Can You Pay Off a 401(k) Loan Early?
Borrowing from a retirement account can feel different from a normal loan, since the “lender” is really your own future balance. That raises a natural question once the loan is in place: is there any downside to paying it off faster than scheduled?
The short answer
Most 401(k) plans allow a participant to repay a loan early or in a lump sum, and it’s uncommon for these plans to charge a prepayment penalty the way some other lenders might. That said, the mechanics vary by plan, so it’s worth confirming the exact process with the plan’s recordkeeper before sending extra money, since informal overpayments aren’t always applied correctly.
Why prepayment penalties are rare here
A 401(k) loan isn’t a profit-generating product for a third-party lender — as with how loan interest is set and where it goes, the interest paid on the loan typically goes back into the borrower’s own account rather than to the plan sponsor or an outside institution. Because there’s no lender losing future interest income when a loan is paid off early, the incentive to charge a prepayment penalty that exists with some commercial loans generally doesn’t apply here. Most plan documents are written to accommodate early payoff without an extra fee.
What actually needs to happen
- Contact the recordkeeper directly. Loan payments are usually processed through payroll deductions set up as part of the original loan application, so simply sending a check to the plan without notice can create confusion about how the extra money should be applied.
- Request a full payoff quote. Similar to a loan payoff statement for other kinds of debt, the plan can typically provide the exact remaining balance, including any accrued interest through a specific date, so the payment amount is accurate.

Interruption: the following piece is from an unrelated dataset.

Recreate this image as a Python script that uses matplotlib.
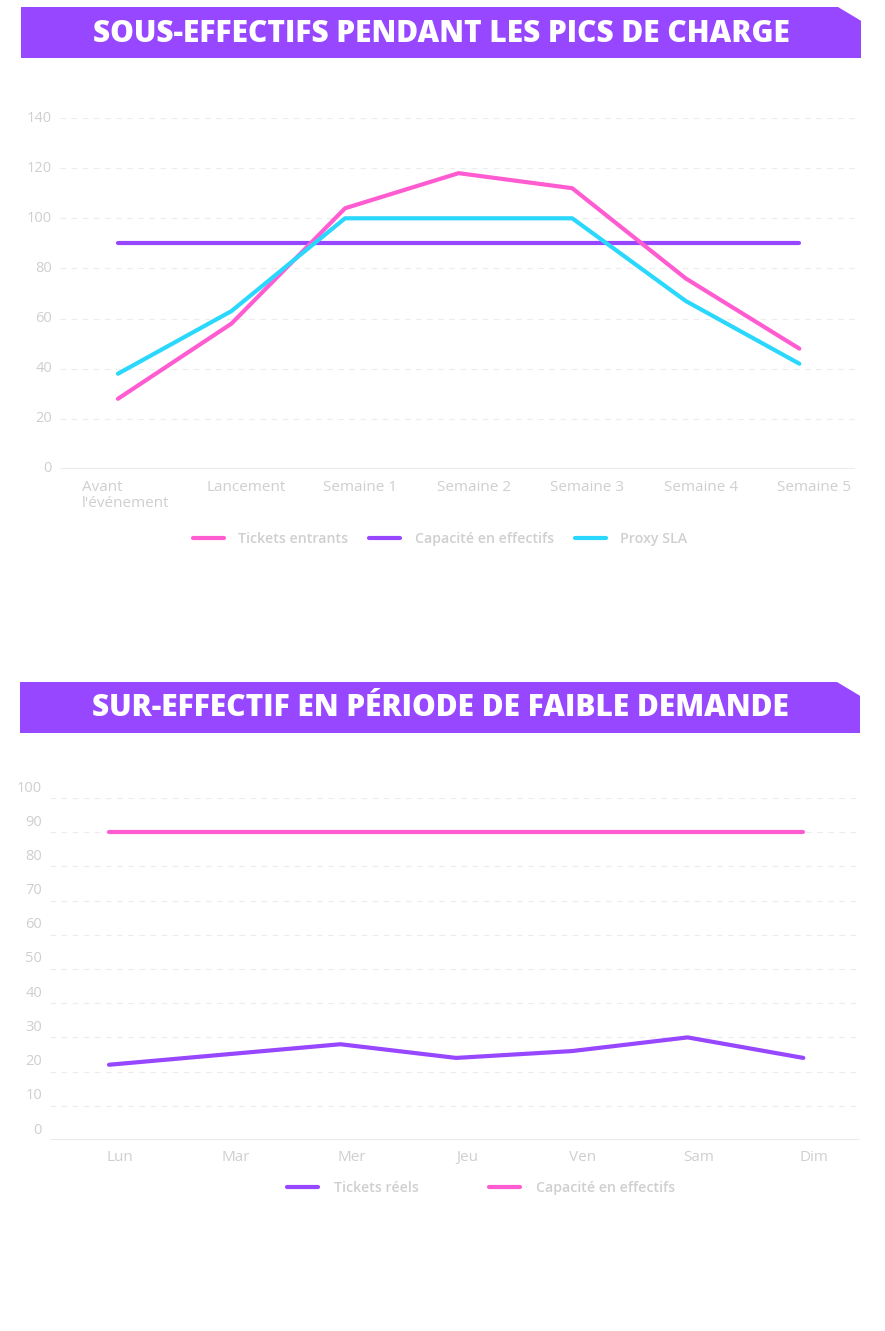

- Confirm how the payroll deduction stops. If payments are being taken automatically, paying off the balance separately doesn’t always stop that deduction on its own — this sometimes requires a separate request to the payroll or HR department.
Why someone might want to pay it off sooner
Common reasons include wanting to free up payroll cash flow, reducing the risk tied to leaving the job before the balance is settled, or simply preferring not to carry the loan at all. Because the interest on the loan is paid back into the participant’s own account, paying it off early doesn’t save “interest cost” in the same sense it would with a bank loan — the real benefit tends to be reduced repayment risk and payroll flexibility rather than lower overall interest paid.
Things worth double-checking
Plans differ in how flexible they are about partial extra payments versus a full lump-sum payoff, and some plans only accept payoff in full rather than accelerated installments. It’s also worth asking whether there’s a minimum time the loan must be outstanding before it can be repaid, since a small number of plans build in restrictions like this. None of this is guaranteed to work the same way across employers, so checking plan-specific documents is the only reliable source.
The bottom line
Paying off a 401(k) loan ahead of schedule is generally allowed and rarely penalized, but the administrative side — how the payment is submitted, how payroll deductions are stopped, and how the payoff amount is calculated — depends entirely on the specific plan. A quick call to the recordkeeper before sending any extra payment avoids the common problem of a payment landing in the wrong place or the deduction continuing after the balance is already cleared.